What is the maximum texture upload (CPU->GPU) transfer rate (bandwidth) that people have achieved ? Also what system configuration ?
I’ve tried glTexSubImage2D, FBO + glDrawPixels, Single PBO + Single TEX, Single PBO + Dual TEX, Dual PBO + Dual TEX. The maximum bandwidth (600 MB/sec) was with Dual PBO + Dual TEX with GL_RGBA + GL_BGRA for internal and external format.
The same code gives about 1.2 GB/sec bandwidth on windows. Is there is something specific with the Linux drivers ?
My system configuration:-
CPU -> AMD Athlon64 3800+
RAM -> 2GB
GPU -> Geforce 8800GTX
OS -> Ubuntu linux
dimensionX: What is the maximum texture upload (CPU->GPU) transfer rate (bandwidth) that people have achieved ? … GL_RGBA + GL_BGRA for internal and external format. … The same code gives about 1.2 GB/sec bandwidth on windows. Is there is something specific with the Linux drivers?

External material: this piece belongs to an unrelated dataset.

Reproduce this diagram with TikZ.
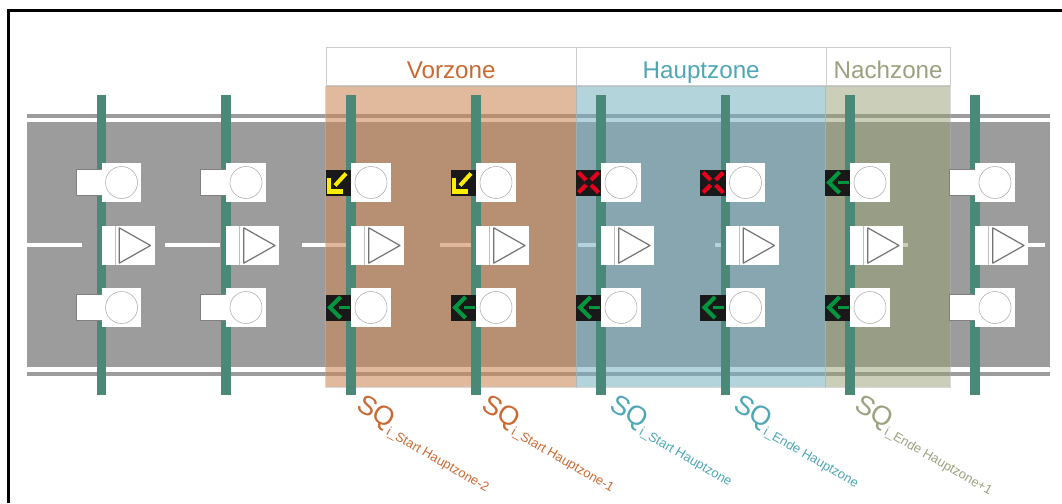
\documentclass[tikz,border=0pt]{standalone}
\usepackage{fontspec}
\setmainfont{Liberation Sans}
\definecolor{roadgray}{HTML}{9B9C9B}
\definecolor{mastgreen}{HTML}{4A8878}
\definecolor{vorcol}{HTML}{C96A35}
\definecolor{hauptcol}{HTML}{4FA6B5}
\definecolor{nachcol}{HTML}{9BA27F}
\definecolor{vorfill}{HTML}{CC8655}
\definecolor{hauptfill}{HTML}{77B0C0}
\definecolor{nachfill}{HTML}{979F73}
\definecolor{sigyellow}{HTML}{FFED00}
\definecolor{sigred}{HTML}{E6001E}
\definecolor{siggreen}{HTML}{009640}
\tikzset{%
  mast/.style={fill=mastgreen, draw=none},
  zonefill/.style={fill=#1, draw=gray!60, draw opacity=0.5, line width=0.6pt},
  zonelabel/.style={draw=gray!40, fill=white, line width=0.8pt, inner sep=0pt, minimum height=38pt, text height=24.5pt, text depth=0pt, text=#1, font=\fontsize{24.2}{26}\selectfont},
  sqlabel/.style={rotate=-30, anchor=base west, inner sep=0pt, text=#1, font=\fontsize{27}{30}\selectfont},
  pics/headbox/.style={code={
    \fill[white] (0.3,-19.5) rectangle (39.7,19.5);
    \draw[gray!60, line width=0.6pt] (20,0) circle (16);
  }},
  pics/emptybox/.style={code={
    \fill[white] (-25.3,-13) rectangle (0.3,13);
    \draw[gray, line width=0.8pt] (0.3,-13) -- (-25.3,-13) -- (-25.3,13) -- (0.3,13);
  }},
  pics/darkbox/.style={code={
    \fill[black!90] (-25.3,-13) rectangle (0.3,13);
  }},
  pics/dirbox/.style={code={
    \fill[white] (0.3,-19.5) rectangle (53.3,19.5);
    \draw[gray!50, line width=0.6pt] (13.3,-19.5) -- (13.3,19.5);
    \draw[gray!90!black, line width=1.2pt, line join=round] (17.7,-17.7) -- (49,0) -- (17.7,17.7) -- cycle;
  }},
  pics/yellowarrow/.style={code={
    \draw[sigyellow, line width=4.3pt] (-22.3,-5) -- (-22.3,9) -- (-8,9);
    \draw[sigyellow, line width=4pt] (-16,3) -- (-5,-9);
  }},
  pics/redcross/.style={code={
    \draw[sigred, line width=4pt] (-22.5,-10) -- (-15,-2.5) (-2.5,-10) -- (-10,-2.5)
      (-22.5,10) -- (-15,2.5) (-2.5,10) -- (-10,2.5);
  }},
  pics/greenarrow/.style={code={
    \draw[siggreen, line width=4.2pt] (-10.5,-10.5) -- (-21,0) -- (-10.5,10.5);
    \draw[siggreen, line width=3.6pt] (-12.3,0) -- (-1.5,0);
  }},
}

\begin{document}
\begin{tikzpicture}[x=1pt, y=-1pt]
    \useasboundingbox (0,0) rectangle (1062,503);

    %frame
    \draw[line width=2.3pt] (8.6,503) -- (8.6,10.4) -- (1062,10.4);

    %road with rails
    \fill[roadgray] (27,122) rectangle (1050,367);
    \fill[roadgray] (27,114) rectangle (1050,117.5);
    \fill[roadgray] (27,372) rectangle (1050,376);

    %centre line
    \foreach \x in {27,164.5,302,440,577.5,715,852.5,990}
      \fill[white] (\x,242.5) rectangle ++(55,4.5);

    %zones
    \draw[zonefill=vorfill, fill opacity=0.58] (325.5,86) rectangle (576,387);
    \draw[zonefill=hauptfill, fill opacity=0.55] (576,86) rectangle (825.5,387);
    \draw[zonefill=nachfill, fill opacity=0.5] (825.5,86) rectangle (950,387);
    \node (vorzone) [zonelabel=vorcol, minimum width=250.5pt, anchor=south west] at (325.5,86) {Vorzone};
    \node (hauptzone) [zonelabel=hauptcol, minimum width=249.5pt, anchor=south west] at (576,86) {Hauptzone};
    \node (nachzone) [zonelabel=nachcol, minimum width=124.5pt, anchor=south west] at (825.5,86) {Nachzone};

    %masts
    \foreach \x in {101.5,226,351,476,601,725.5,850,975}
      \fill[mast] (\x-4.8,94.5) rectangle (\x+4.8,395);

    %signals without aspect
    \foreach \x in {101.5,226,975} {
      \pic at (\x,182.5) {emptybox};
      \pic at (\x,307.5) {emptybox};
    }
    %signals with aspect
    \foreach \x in {351,476,601,725.5,850} {
      \pic at (\x,182.5) {darkbox};
      \pic at (\x,307.5) {darkbox};
      \pic at (\x,307.5) {greenarrow};
    }
    \pic at (351,182.5) {yellowarrow};
    \pic at (476,182.5) {yellowarrow};
    \pic at (601,182.5) {redcross};
    \pic at (725.5,182.5) {redcross};
    \pic at (850,182.5) {greenarrow};

    %heads and direction boxes
    \foreach \x in {101.5,226,351,476,601,725.5,850,975} {
      \pic at (\x,182.5) {headbox};
      \pic at (\x,245.5) {dirbox};
      \pic at (\x,307.5) {headbox};
    }

    %cross sections
    \newcommand{\sqtext}[1]{SQ\raisebox{-6.5pt}{\fontsize{13}{14}\selectfont i\_#1}}
    \node (sqa) [sqlabel=vorcol] at (355,409) {\sqtext{Start Hauptzone-2}};
    \node (sqb) [sqlabel=vorcol] at (480,409) {\sqtext{Start Hauptzone-1}};
    \node (sqc) [sqlabel=hauptcol] at (608,409) {\sqtext{Start Hauptzone}};
    \node (sqd) [sqlabel=hauptcol] at (732,409) {\sqtext{Ende Hauptzone}};
    \node (sqe) [sqlabel=nachcol] at (853,409) {\sqtext{Ende Hauptzone+1}};

\end{tikzpicture}
\end{document}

I haven’t tried tests as extensive as yours with other techniques, but with glTexSubImage2D specifically, it appears that 0.9GB/sec is the best saturated throughput I’ve been able to obtain on a 7900GTX PCIx16, and maybe 0.7GB/sec if my 64x64 subload results are showing memory caching artifacts (note: maximum practical x16 PCIe = 3.2GB/sec).
Given BGRA8 subloads:
1.8GB/sec - 512x512 tex with 64x64 subloads
1.3GB/sec - 512x512 tex with 512x512 subloads
0.9GB/sec - 1024x1024 tex with 64x64 subloads
0.7GB/sec - 1024x1024 tex with 1024x1024 subloads
0.9GB/sec - 2048x2048 tex with 64x64 subloads
0.7GB/sec - 2048x2048 tex with 2048x2048 subloads
Here I’m rendering a full-screen poly with a pre-defined simple GPU state using a texture sufficient times to compute the pipelined rendering time per poly. Then sub-loading it and re-rendering with it (to force the GPU upload) iteratively a number of times to compute the time per upload-render iteration. Then subtracting to obtain the (pipelined) upload time, and using that to compute effective bandwidth.
Unless there’s some inefficiency in the NV4x GPU/driver in dealing with textures > 512x512 (e.g. worse cache coherence, etc.), it’s possible that my 512 results are due to pipelining/measurement errors and that .9GB/sec is the saturated peak I’m really seeing.
The increased throughput with many small subloads is interesting. However, I need to change my test procedure to make sure this isn’t an effect of memory caching (currently, the same CPU memory block is being hit for all subloads). If there’s a fault there, the max I’m seeing is really 0.7 GB/sec, which is basically what you’re seeing on Linux.
Incidentally, I’ve done this testing with 16 other texture formats, and of those it suggests that BGRA8 is one of the highest MB/sec subload throughput formats available on the NVidia driver+NV4x GPU. Looking at the 2048x2048 results, it’s up there with DXT1,3,5, LUMINANCE_ALPHA16F, and LUMINANCE32F.
In addition to the above changes, I also want to test with other driver versions which may yield different results.
You have only half of the bandwith under Linux. This seems to be an extra copy on main memory, so your bandwith is decresed by factor 2.
Mostly the main memory is the bandwith limiter.
The maximum bus transfer (e.g. PCIe) is only a theoretical peak value. In practise you should be able to get a bit more than the half, but this bus is not your limit.
So far I think, the driver may copy the textures from main memory to DMA sektion (in main memory), where the GPU can pull it down to graphics memory.
This extra copy may not be done under windows, or you will have one more copy under linux.
I’m using PBOs. I get a pointer to the driver memory by doing glMapBuffer() and then memcpy() and finally glUnMapBuffer(). So I assume that should avoid the extra memcpy() that is done for simple glTexSubImage2D(). With just glTexSubImage2D() I get about 300 MB/sec.